[Stored data start]
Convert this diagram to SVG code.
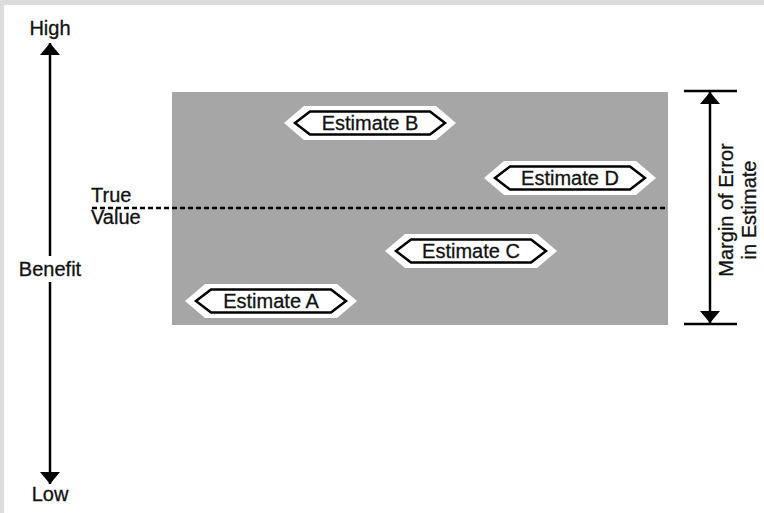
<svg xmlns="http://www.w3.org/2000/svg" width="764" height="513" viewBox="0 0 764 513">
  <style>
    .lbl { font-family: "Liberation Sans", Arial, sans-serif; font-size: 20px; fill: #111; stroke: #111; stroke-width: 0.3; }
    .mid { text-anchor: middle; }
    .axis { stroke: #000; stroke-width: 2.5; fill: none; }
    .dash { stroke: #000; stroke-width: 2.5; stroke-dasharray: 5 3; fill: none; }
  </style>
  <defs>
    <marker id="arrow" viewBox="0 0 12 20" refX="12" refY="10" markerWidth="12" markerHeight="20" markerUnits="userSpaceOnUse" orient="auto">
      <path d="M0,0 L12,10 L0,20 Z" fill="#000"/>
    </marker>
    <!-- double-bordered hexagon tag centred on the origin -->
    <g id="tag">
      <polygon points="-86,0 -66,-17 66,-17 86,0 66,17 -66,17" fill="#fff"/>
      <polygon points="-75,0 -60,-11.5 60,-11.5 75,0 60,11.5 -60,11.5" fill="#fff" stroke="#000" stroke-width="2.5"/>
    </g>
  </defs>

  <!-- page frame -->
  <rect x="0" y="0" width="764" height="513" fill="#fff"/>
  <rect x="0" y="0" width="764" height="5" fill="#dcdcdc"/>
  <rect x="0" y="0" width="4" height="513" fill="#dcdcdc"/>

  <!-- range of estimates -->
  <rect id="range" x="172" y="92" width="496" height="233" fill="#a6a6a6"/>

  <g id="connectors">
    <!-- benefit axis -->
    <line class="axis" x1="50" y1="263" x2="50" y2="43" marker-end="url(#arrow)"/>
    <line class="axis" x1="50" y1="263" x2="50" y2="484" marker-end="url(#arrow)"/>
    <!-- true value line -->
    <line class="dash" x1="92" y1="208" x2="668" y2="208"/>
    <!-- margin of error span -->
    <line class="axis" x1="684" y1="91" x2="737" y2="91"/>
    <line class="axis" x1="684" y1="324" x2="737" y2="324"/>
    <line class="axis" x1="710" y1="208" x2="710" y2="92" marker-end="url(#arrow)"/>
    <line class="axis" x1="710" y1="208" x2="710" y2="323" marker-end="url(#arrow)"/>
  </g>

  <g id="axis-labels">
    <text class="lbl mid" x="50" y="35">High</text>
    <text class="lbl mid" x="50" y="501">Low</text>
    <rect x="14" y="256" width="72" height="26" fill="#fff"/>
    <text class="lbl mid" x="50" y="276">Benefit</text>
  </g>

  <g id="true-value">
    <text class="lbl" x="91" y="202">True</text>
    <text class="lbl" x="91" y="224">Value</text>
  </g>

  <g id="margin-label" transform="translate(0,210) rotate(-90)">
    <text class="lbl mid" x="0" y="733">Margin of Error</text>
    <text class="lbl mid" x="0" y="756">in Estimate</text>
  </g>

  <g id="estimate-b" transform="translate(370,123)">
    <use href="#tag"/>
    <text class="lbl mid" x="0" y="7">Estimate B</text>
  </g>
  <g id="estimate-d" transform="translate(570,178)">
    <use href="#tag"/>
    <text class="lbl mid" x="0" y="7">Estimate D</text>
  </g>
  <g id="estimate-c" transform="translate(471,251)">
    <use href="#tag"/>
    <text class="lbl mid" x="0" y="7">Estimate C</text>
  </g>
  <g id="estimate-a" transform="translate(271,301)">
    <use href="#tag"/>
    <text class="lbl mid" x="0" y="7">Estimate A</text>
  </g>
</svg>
[Stored data end]
Problem statement: Reproduce every line exactly and omit all pictures.

Problem solution:
Convert this diagram to SVG code.
<svg xmlns="http://www.w3.org/2000/svg" width="764" height="513" viewBox="0 0 764 513">
  <style>
    .lbl { font-family: "Liberation Sans", Arial, sans-serif; font-size: 20px; fill: #111; stroke: #111; stroke-width: 0.3; }
    .mid { text-anchor: middle; }
    .axis { stroke: #000; stroke-width: 2.5; fill: none; }
    .dash { stroke: #000; stroke-width: 2.5; stroke-dasharray: 5 3; fill: none; }
  </style>
  <defs>
    <marker id="arrow" viewBox="0 0 12 20" refX="12" refY="10" markerWidth="12" markerHeight="20" markerUnits="userSpaceOnUse" orient="auto">
      <path d="M0,0 L12,10 L0,20 Z" fill="#000"/>
    </marker>
    <!-- double-bordered hexagon tag centred on the origin -->
    <g id="tag">
      <polygon points="-86,0 -66,-17 66,-17 86,0 66,17 -66,17" fill="#fff"/>
      <polygon points="-75,0 -60,-11.5 60,-11.5 75,0 60,11.5 -60,11.5" fill="#fff" stroke="#000" stroke-width="2.5"/>
    </g>
  </defs>

  <!-- page frame -->
  <rect x="0" y="0" width="764" height="513" fill="#fff"/>
  <rect x="0" y="0" width="764" height="5" fill="#dcdcdc"/>
  <rect x="0" y="0" width="4" height="513" fill="#dcdcdc"/>

  <!-- range of estimates -->
  <rect id="range" x="172" y="92" width="496" height="233" fill="#a6a6a6"/>

  <g id="connectors">
    <!-- benefit axis -->
    <line class="axis" x1="50" y1="263" x2="50" y2="43" marker-end="url(#arrow)"/>
    <line class="axis" x1="50" y1="263" x2="50" y2="484" marker-end="url(#arrow)"/>
    <!-- true value line -->
    <line class="dash" x1="92" y1="208" x2="668" y2="208"/>
    <!-- margin of error span -->
    <line class="axis" x1="684" y1="91" x2="737" y2="91"/>
    <line class="axis" x1="684" y1="324" x2="737" y2="324"/>
    <line class="axis" x1="710" y1="208" x2="710" y2="92" marker-end="url(#arrow)"/>
    <line class="axis" x1="710" y1="208" x2="710" y2="323" marker-end="url(#arrow)"/>
  </g>

  <g id="axis-labels">
    <text class="lbl mid" x="50" y="35">High</text>
    <text class="lbl mid" x="50" y="501">Low</text>
    <rect x="14" y="256" width="72" height="26" fill="#fff"/>
    <text class="lbl mid" x="50" y="276">Benefit</text>
  </g>

  <g id="true-value">
    <text class="lbl" x="91" y="202">True</text>
    <text class="lbl" x="91" y="224">Value</text>
  </g>

  <g id="margin-label" transform="translate(0,210) rotate(-90)">
    <text class="lbl mid" x="0" y="733">Margin of Error</text>
    <text class="lbl mid" x="0" y="756">in Estimate</text>
  </g>

  <g id="estimate-b" transform="translate(370,123)">
    <use href="#tag"/>
    <text class="lbl mid" x="0" y="7">Estimate B</text>
  </g>
  <g id="estimate-d" transform="translate(570,178)">
    <use href="#tag"/>
    <text class="lbl mid" x="0" y="7">Estimate D</text>
  </g>
  <g id="estimate-c" transform="translate(471,251)">
    <use href="#tag"/>
    <text class="lbl mid" x="0" y="7">Estimate C</text>
  </g>
  <g id="estimate-a" transform="translate(271,301)">
    <use href="#tag"/>
    <text class="lbl mid" x="0" y="7">Estimate A</text>
  </g>
</svg>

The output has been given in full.